Google Tips Topple Trust?
Posted by Karoli in Uncategorized December 31st, 2006
The latest and greatest blogosphere flurry is over the audacity of Google daring to toot their own horn by offering ‘tips’ at the top of searches for terms like ‘calendar’ and ‘blogs’.
It’s interesting to me that no one really questions the right of a business to promote its own products on its own pages. Instead, the argument seems to be around the Google motto to “do no evil”, suggesting that any form of self-promotion can be viewed as either evil or an erosion of trust.
Mike Arrington views the ‘tips’ move as arrogance, and goes on to say:
Google needs to change. They can’t kill the motto, so they need to live up to it, permanently. They need to stop treating the outside world with disdain, and replace it with transparency and honesty. Users must always come first. Always. And they need to do it soon.
Arrington’s mandate is far more arrogant than Google’s tips. They haven’t done anything wrong! The screenshot at the beginning of this post shows a clear differentiation between search results and “tips”. The search results haven’t changed, but there is a little Google ad at the top. B.F.D.
Matthew Ingram is more reasonable, pointing out that:
Google is being held to a much higher standard than another company likely would be, in part because it is so large now, and also because of its famous “Don’t be evil” motto — which is clearly causing way more trouble than it’s worth.
Perhaps it’s worth stopping for a few minutes and defining evil. Evil is not placing a small promo for one’s own products at the top of a search page. If that were true, we’d have to call Arrington evil, since he has ads for Edgio at the top of Techcrunch. Of course he’s not evil, and neither is Google.
Google provides free mail, calendar, spreadsheet, video, word processing, blogging and picture tools. They are entitled to promote those products and anyone searching with their engine should expect it. What tradeoff would be more appropriate for providing free server space, bandwidth and tools?

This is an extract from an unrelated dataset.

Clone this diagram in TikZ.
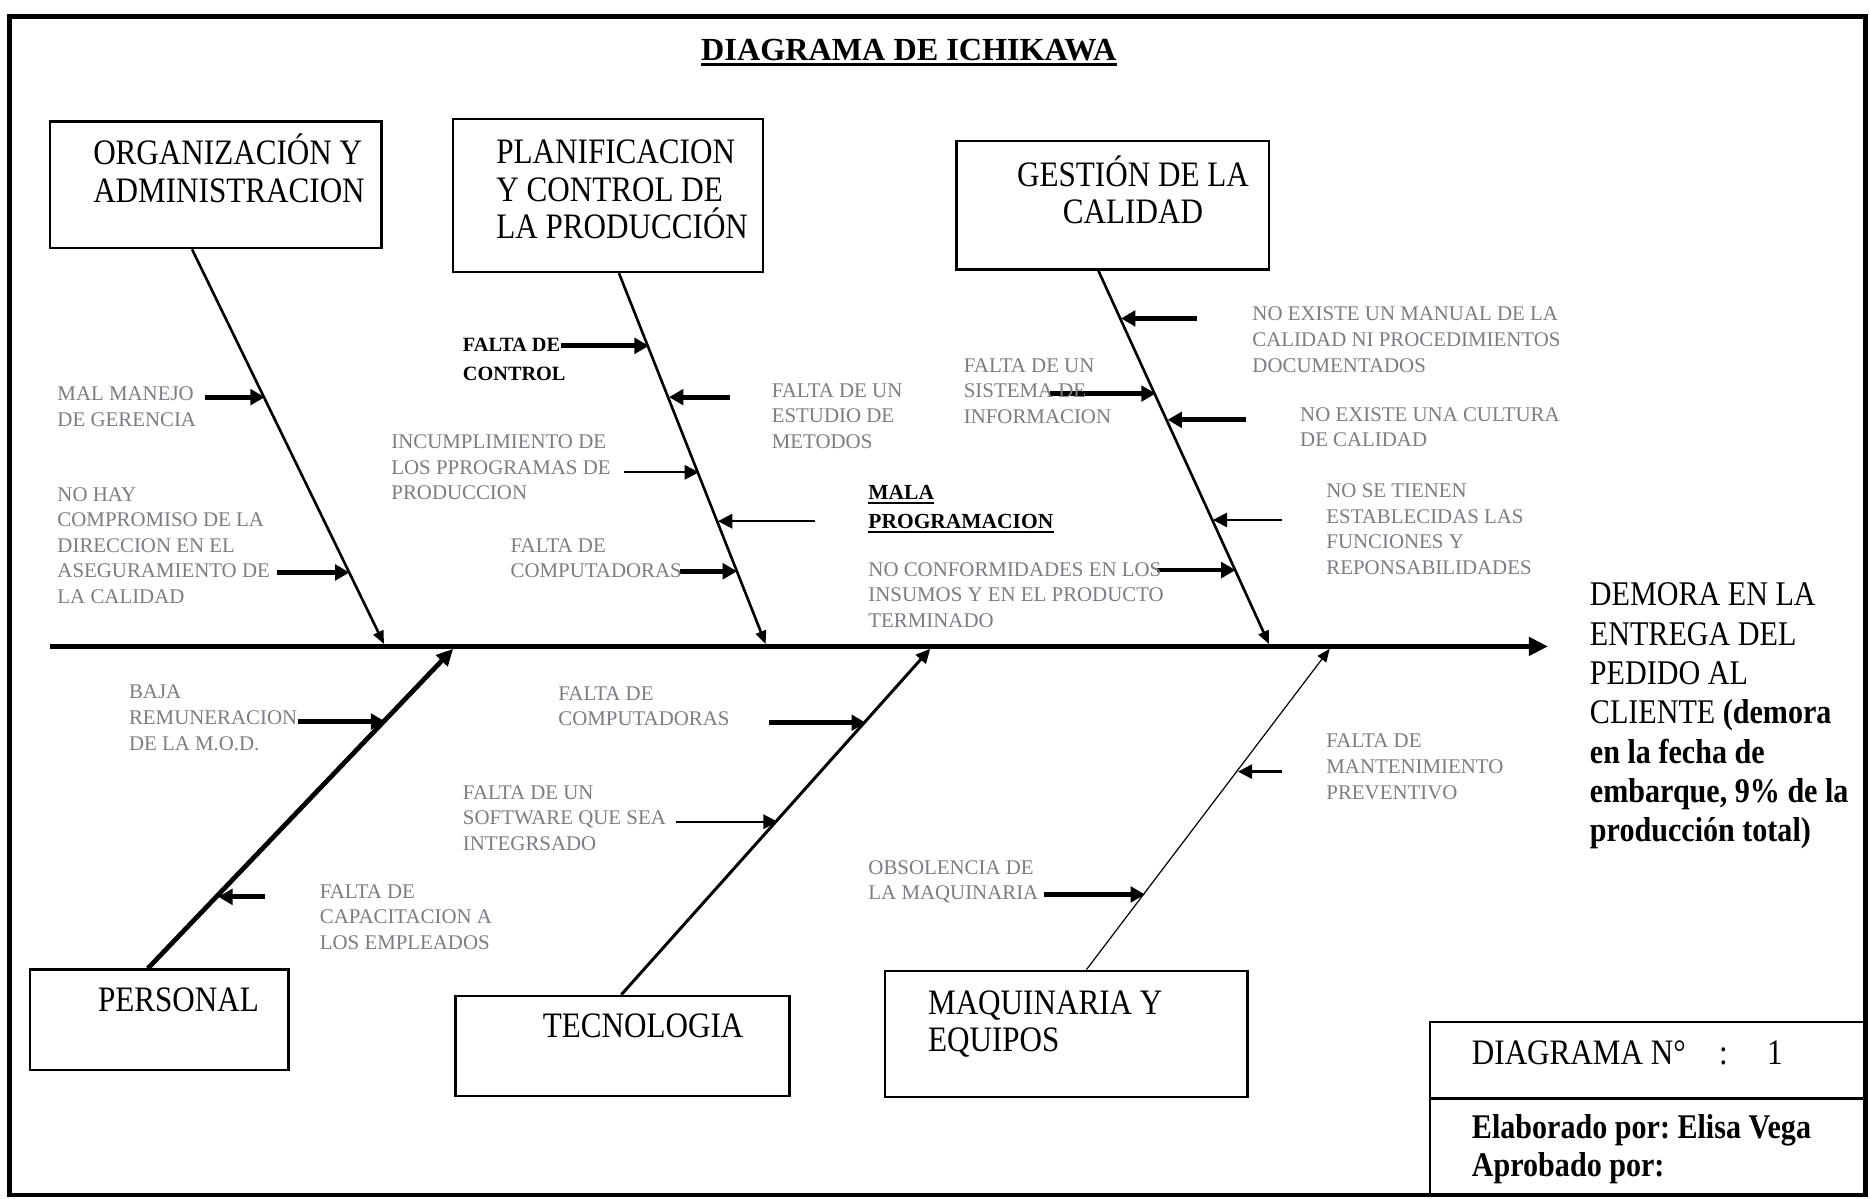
\documentclass[tikz,border=0pt]{standalone}
\usepackage{fontspec}
\setmainfont{Liberation Serif}
\newfontfamily\condensed[FakeStretch=0.87]{Liberation Serif}
\usetikzlibrary{arrows.meta}
\definecolor{labelgray}{RGB}{128,122,132}
\frenchspacing
\begin{document}
\begin{tikzpicture}[x=1pt,y=-1pt,
  catbox/.style={draw,line width=2pt,inner sep=0pt},
  cattext/.style={inner sep=0pt,align=left,anchor=north west,font=\condensed\fontsize{30}{31.5}\selectfont},
  cause/.style={inner sep=0pt,align=left,anchor=north west,text=labelgray,font=\fontsize{17.5}{21.5}\selectfont},
  keycause/.style={inner sep=0pt,align=left,anchor=north west,font=\bfseries\fontsize{17}{24}\selectfont},
  spine/.style={line width=4pt,-{Triangle[length=16pt,width=15pt]}},
  bone/.style={line width=2.2pt,-{Triangle[length=11pt,width=9pt]}},
  hit/.style={line width=4pt,-{Triangle[length=12pt,width=13pt]}},
  lighthit/.style={line width=2pt,-{Triangle[length=12pt,width=12pt]}},
  rule/.style={line width=2.2pt}
]
\fill[white] (0,0) rectangle (1568,1005);
\useasboundingbox (0,0) rectangle (1568,1005);
\draw[line width=4pt] (8,14) rectangle (1564,1002);

% title
\node[inner sep=0pt,font=\bfseries\fontsize{27}{32}\selectfont] (title) at (762,42) {DIAGRAMA DE ICHIKAWA};
\draw[rule] ([yshift=-3.5pt]title.base west) -- ([yshift=-3.5pt]title.base east);

% category boxes
\node[catbox,minimum width=278pt,minimum height=106pt] (org)  at (181,155) {};
\node[catbox,minimum width=260pt,minimum height=128pt] (plan) at (510,164) {};
\node[catbox,minimum width=262pt,minimum height=108pt] (gest) at (933,172) {};
\node[catbox,minimum width=217pt,minimum height=84pt]  (pers) at (133.5,855) {};
\node[catbox,minimum width=280pt,minimum height=84pt]  (tec)  at (522,877) {};
\node[catbox,minimum width=304pt,minimum height=106pt] (maq)  at (894,867) {};

\node[cattext] (orgtxt)  at (78,118.2)  {ORGANIZACI\smash{Ó}N Y\\ADMINISTRACION};
\node[cattext] (plantxt) at (416,117.2) {PLANIFICACION\\Y CONTROL DE\\LA PRODUCCIÓN};
\node[cattext,anchor=north,align=center] (gesttxt) at (950,136.2) {GESTI\smash{Ó}N DE LA\\CALIDAD};
\node[cattext] (perstxt) at (82,828.2)  {PERSONAL};
\node[cattext] (tectxt)  at (455,850.2) {TECNOLOGIA};
\node[cattext] (maqtxt)  at (778,830.2) {MAQUINARIA Y\\EQUIPOS};

% spine and effect
\coordinate (tail) at (42,542);
\coordinate (head) at (1298,542);
\draw[spine] (tail) -- (head);
\node[inner sep=0pt,align=left,anchor=north west,font=\condensed\fontsize{29}{33}\selectfont] (effect) at (1333,488.5)
  {DEMORA EN LA\\ENTREGA DEL\\PEDIDO AL\\CLIENTE \textbf{(demora}\\\textbf{en la fecha de}\\\textbf{embarque, 9\% de la}\\\textbf{producción total)}};

% main bones
\coordinate (j1) at (322,540);
\coordinate (j2) at (642,540);
\coordinate (j3) at (1064,540);
\coordinate (j4) at (380,544);
\coordinate (j5) at (780,544);
\coordinate (j6) at (1115,544);
\draw[bone] ([xshift=120pt]org.south west) -- (j1);
\draw[bone] ([xshift=140pt]plan.south west) -- (j2);
\draw[bone] ([xshift=120pt]gest.south west) -- (j3);
\draw[line width=4pt,-{Triangle[length=14pt,width=13pt]}] ([xshift=100pt]pers.north west) -- (j4);
\draw[line width=2.5pt,-{Triangle[length=12pt,width=11pt]}] ([xshift=140pt]tec.north west) -- (j5);
\draw[line width=1pt,-{Triangle[length=11pt,width=9pt]}] ([xshift=170pt]maq.north west) -- (j6);

% cause arrows: number / tail x / tip x / y / style
\foreach \n/\tx/\hx/\y/\s in {
  1/172/222/333/hit, 2/232/293/480/hit, 3/470/544/290/hit, 4/612/561/333/hit,
  5/523/586/396/lighthit, 6/683/602/437/lighthit, 7/570/618/479/hit,
  8/1004/940/267/hit, 9/880/969/330/hit, 10/1045/979/352/hit,
  11/1075/1017/436/lighthit, 12/970/1036/478/hit,
  13/250/323/605/hit, 14/222/183/752/hit, 15/645/726/606/hit,
  16/567/652/689/lighthit, 17/1075/1038/647/lighthit, 18/875/960/750/hit}
{
  \coordinate (ct\n) at (\tx,\y);
  \coordinate (ch\n) at (\hx,\y);
  \draw[\s] (ct\n) -- (ch\n);
}

% cause labels
\node[cause] (c1)  at (48,324.3)   {MAL MANEJO\\DE GERENCIA};
\node[cause] (c2)  at (48,408.3)   {NO HAY\\COMPROMISO DE LA\\DIRECCION EN EL\\ASEGURAMIENTO DE\\LA CALIDAD};
\node[keycause] (c3) at (388,283.4) {FALTA DE\\CONTROL};
\node[cause] (c4)  at (647,321.3)  {FALTA DE UN\\ESTUDIO DE\\METODOS};
\node[cause] (c5)  at (328,364.3)  {INCUMPLIMIENTO DE\\LOS PPROGRAMAS DE\\PRODUCCION};
\node[inner sep=0pt,anchor=north west,font=\bfseries\fontsize{18}{24}\selectfont] (c6a) at (728,407.1) {MALA};
\node[inner sep=0pt,anchor=north west,font=\bfseries\fontsize{18}{24}\selectfont] (c6b) at (728,431.1) {PROGRAMACION};
\draw[line width=1.6pt] ([yshift=-2.5pt]c6a.base west) -- ([yshift=-2.5pt]c6a.base east);
\draw[line width=1.6pt] ([yshift=-2.5pt]c6b.base west) -- ([yshift=-2.5pt]c6b.base east);
\node[cause] (c7)  at (428,451.3)  {FALTA DE\\COMPUTADORAS};
\node[cause] (c8)  at (1050,257.3) {NO EXISTE UN MANUAL DE LA\\CALIDAD NI PROCEDIMIENTOS\\DOCUMENTADOS};
\node[cause] (c9)  at (808,300.3)  {FALTA DE UN\\SISTEMA DE\\INFORMACION};
\node[cause] (c10) at (1090,341.3) {NO EXISTE UNA CULTURA\\DE CALIDAD};
\node[cause] (c11) at (1112,405.3) {NO SE TIENEN\\ESTABLECIDAS LAS\\FUNCIONES Y\\REPONSABILIDADES};
\node[cause] (c12) at (728,471.3)  {NO CONFORMIDADES EN LOS\\INSUMOS Y EN EL PRODUCTO\\TERMINADO};
\node[cause] (c13) at (108,574.3)  {BAJA\\REMUNERACION\\DE LA M.O.D.};
\node[cause] (c14) at (268,741.3)  {FALTA DE\\CAPACITACION A\\LOS EMPLEADOS};
\node[cause] (c15) at (468,575.3)  {FALTA DE\\COMPUTADORAS};
\node[cause] (c16) at (388,658.3)  {FALTA DE UN\\SOFTWARE QUE SEA\\INTEGRSADO};
\node[cause] (c17) at (1112,615.3) {FALTA DE\\MANTENIMIENTO\\PREVENTIVO};
\node[cause] (c18) at (728,721.3)  {OBSOLENCIA DE\\LA MAQUINARIA};

% record box
\node[catbox,minimum width=366pt,minimum height=64pt,anchor=north west] (infotop) at (1198,856) {};
\node[catbox,minimum width=366pt,minimum height=82pt,anchor=north west] (infobot) at (1198,920) {};
\node[inner sep=0pt,anchor=base west,font=\condensed\fontsize{30}{32}\selectfont] (dnum) at (1234,892.8)
  {DIAGRAMA N°\hspace{28pt}:\hspace{33pt}1};
\node[inner sep=0pt,anchor=north west,align=left,font=\condensed\bfseries\fontsize{29}{32}\selectfont] (auth) at (1234,934.5)
  {Elaborado por: Elisa Vega\\Aprobado por:};
\end{tikzpicture}
\end{document}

It’s their right to self-promote. Leave ‘em alone.
Update: Matt Cutts gives a stronger insight into the Google culture and says that if Google had more bloggers perceptions would change. Perhaps, but I think it’s really more of a situation where Google is the big target that’s hard to miss. Taking aim and hitting Google is easy but not necessarily valid — being objective and realistic seems to be a harder task.